Availability at risk due to one offline Domain Name Server?

Lastly, why would clients not by default question the next name server in the list when one is down?

That is exactly what recursive servers do when talking to authoritative servers. RFC 1035 §7.2 describes the overall process if you're interested, but the following excerpts are the most immediately relevant:

The key algorithm uses the state information of the request to select the next name server address to query, and also computes a timeout which will cause the next action should a response not arrive. The next action will usually be a transmission to some other server, but may be a temporary error to the client.

[snip]

  • If a resolver gets a server error or other bizarre response from a name server, it should remove it from SLIST, and may wish to schedule an immediate transmission to the next candidate server address.

There are a few other factors considered in the selection of the authoritative server, such as the observed response time based on prior communication history. It's there in the RFC if you're interested.

The key to ensuring that you are not impacted by nameserver unreachability is covered by BCP 16. In particular, Section 3.1 states:

Secondary servers must be placed at both topologically and geographically dispersed locations on the Internet, to minimise the likelihood of a single failure disabling all of them.

That is, secondary servers should be at geographically distant locations, so it is unlikely that events like power loss, etc, will disrupt all of them simultaneously. They should also be connected to the net via quite diverse paths. This means that the failure of any one link, or of routing within some segment of the network (such as a service provider) will not make all of the servers unreachable.

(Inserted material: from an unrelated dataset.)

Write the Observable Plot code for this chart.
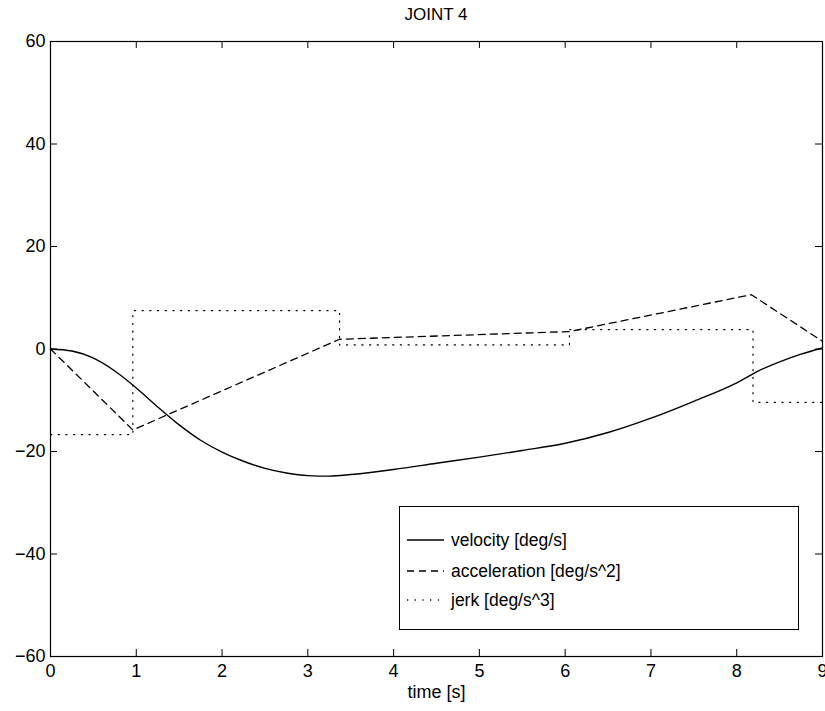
<!DOCTYPE html>
<html>
<head>
<meta charset="utf-8">
<script src="https://cdn.jsdelivr.net/npm/d3@7"></script>
<script src="https://cdn.jsdelivr.net/npm/@observablehq/plot@0.6"></script>
<style>
  body { margin: 0; background: #fff; }
  #wrap { position: relative; width: 825px; height: 711px; font-family: "Liberation Sans", Arial, Helvetica, sans-serif; }
  #title { height: 28px; box-sizing: border-box; padding: 5px 3px 0 50px; text-align: center; font-size: 17px; line-height: 19px; color: #000; }
  #legend { position: absolute; left: 399px; top: 506px; width: 400px; height: 124px; border: 1px solid #000; background: #fff; box-sizing: border-box; }
  .row { position: absolute; left: 7px; height: 20px; display: flex; align-items: center; font-size: 17.5px; color: #000; }
  .row svg { margin-right: 7px; }
</style>
</head>
<body>
<div id="wrap">
  <div id="title">JOINT 4</div>
  <div id="chart"></div>
  <div id="legend"></div>
</div>
<script>
// ---- data ----
const velT = [0, 0.25, 0.5, 0.75, 1.0, 1.25, 1.5, 1.75, 2.0, 2.25, 2.5, 2.75, 3.0, 3.25, 3.5, 4.0, 4.5, 5.0, 5.5, 6.0, 6.5, 7.0, 7.5, 8.0, 8.25, 8.5, 8.75, 9.0];
const velV = [0, -0.4, -1.8, -4.3, -7.6, -11.3, -14.8, -17.8, -20.1, -21.9, -23.3, -24.2, -24.7, -24.8, -24.5, -23.5, -22.3, -21.1, -19.8, -18.4, -16.3, -13.5, -10.2, -6.6, -4.3, -2.5, -1.0, 0.2];
const accT = [0, 0.96, 3.37, 6.05, 8.17, 9.0];
const accV = [0, -15.8, 1.9, 3.4, 10.6, 1.5];
const jerkT = [0, 0.96, 3.37, 6.05, 8.19, 9.0];
const jerkV = [-16.7, 7.5, 0.8, 3.8, -10.4, -10.4];
const xTicks = [0, 1, 2, 3, 4, 5, 6, 7, 8, 9];
const yTicks = [-60, -40, -20, 0, 20, 40, 60];
const seriesNames = ["velocity [deg/s]", "acceleration [deg/s^2]", "jerk [deg/s^3]"];
const titleText = "JOINT 4";
const xLabel = "time [s]";

const vel = velT.map((t, i) => ({t, v: velV[i]}));
const acc = accT.map((t, i) => ({t, v: accV[i]}));
const jerk = jerkT.map((t, i) => ({t, v: jerkV[i]}));

const W = 825, H = 683, mT = 13, mB = 55, mL = 50, mR = 3;
const plotH = H - mT - mB, plotW = W - mL - mR, tk = 7;
const dashAcc = "7,5", dashJerk = "1.2,6.5";

const chart = Plot.plot({
  width: W, height: H,
  marginTop: mT, marginBottom: mB, marginLeft: mL, marginRight: mR,
  style: {fontFamily: "'Liberation Sans', Arial, Helvetica, sans-serif", fontSize: "18px", color: "#000", background: "#fff", overflow: "visible"},
  x: {domain: [0, 9]},
  y: {domain: [-60, 60]},
  marks: [
    Plot.frame({stroke: "#000", strokeWidth: 1.2}),
    Plot.tickX(xTicks, {x: d => d, insetTop: plotH - tk, stroke: "#000"}),
    Plot.tickX(xTicks, {x: d => d, insetBottom: plotH - tk, stroke: "#000"}),
    Plot.tickY(yTicks, {y: d => d, insetRight: plotW - tk, stroke: "#000"}),
    Plot.tickY(yTicks, {y: d => d, insetLeft: plotW - tk, stroke: "#000"}),
    Plot.axisX({ticks: xTicks, tickSize: 0, tickPadding: 8, fontSize: 18, label: xLabel, labelAnchor: "center", labelArrow: "none", labelOffset: 41}),
    Plot.axisY({ticks: yTicks, tickSize: 0, tickPadding: 5, fontSize: 18, label: null}),
    Plot.line(jerk, {x: "t", y: "v", curve: "step-after", stroke: "#000", strokeWidth: 1.2, strokeDasharray: dashJerk}),
    Plot.line(acc, {x: "t", y: "v", stroke: "#000", strokeWidth: 1.3, strokeDasharray: dashAcc}),
    Plot.line(vel, {x: "t", y: "v", curve: "monotone-x", stroke: "#000", strokeWidth: 1.4})
  ]
});
document.getElementById("chart").appendChild(chart);
document.getElementById("title").textContent = titleText;

// legend
const legend = document.getElementById("legend");
const dashes = [null, dashAcc, dashJerk];
const tops = [23, 54, 83];
seriesNames.forEach((name, i) => {
  const row = document.createElement("div");
  row.className = "row";
  row.style.top = tops[i] + "px";
  const dash = dashes[i] ? ` stroke-dasharray="${dashes[i]}"` : "";
  row.innerHTML = `<svg width="37" height="6"><line x1="0" y1="3" x2="37" y2="3" stroke="#000" stroke-width="1.3"${dash}/></svg><span>${name}</span>`;
  legend.appendChild(row);
});
</script>
</body>
</html>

This is to account for the fact that the resiliency of your domain is severely impacted by single points of failure on the network, or on the physical site. The ideal state is to have multiple authoritative nameservers that are not impacted by any change in network or physical state experienced by the others.


I would say that the answer to the overall sentiment of the question is "no".

First off, the client machine traditionally only has a stub resolver, blindly sending all queries (with "recursion desired" set) to some configured nameserver address (resolv.conf).

It's really what happens in the next step, when that nameserver processes the recursion request, making iterative queries until it reaches the authority, that your question is applicable.

And while there is some degree of implementation specific behavior, it's absolutely the case that it is expected to try to work itself through the authoritative nameservers until it finds one which is responsive.
The caveat here is rather that there will be some overall timeout, so there is a risk that it cannot finish in time.
That said it's also common to keep tabs of which servers are working and which aren't, increasing the chances that successive queries will succeed in a timely fashion, and of course queries for already cached data will not even require communication with the authoritative servers.

All in all, no, you should not expect 50% chance of user-visible error if there are two nameservers and one is down. More likely the first lookup in a completely cold-cache scenario will just be slightly slow.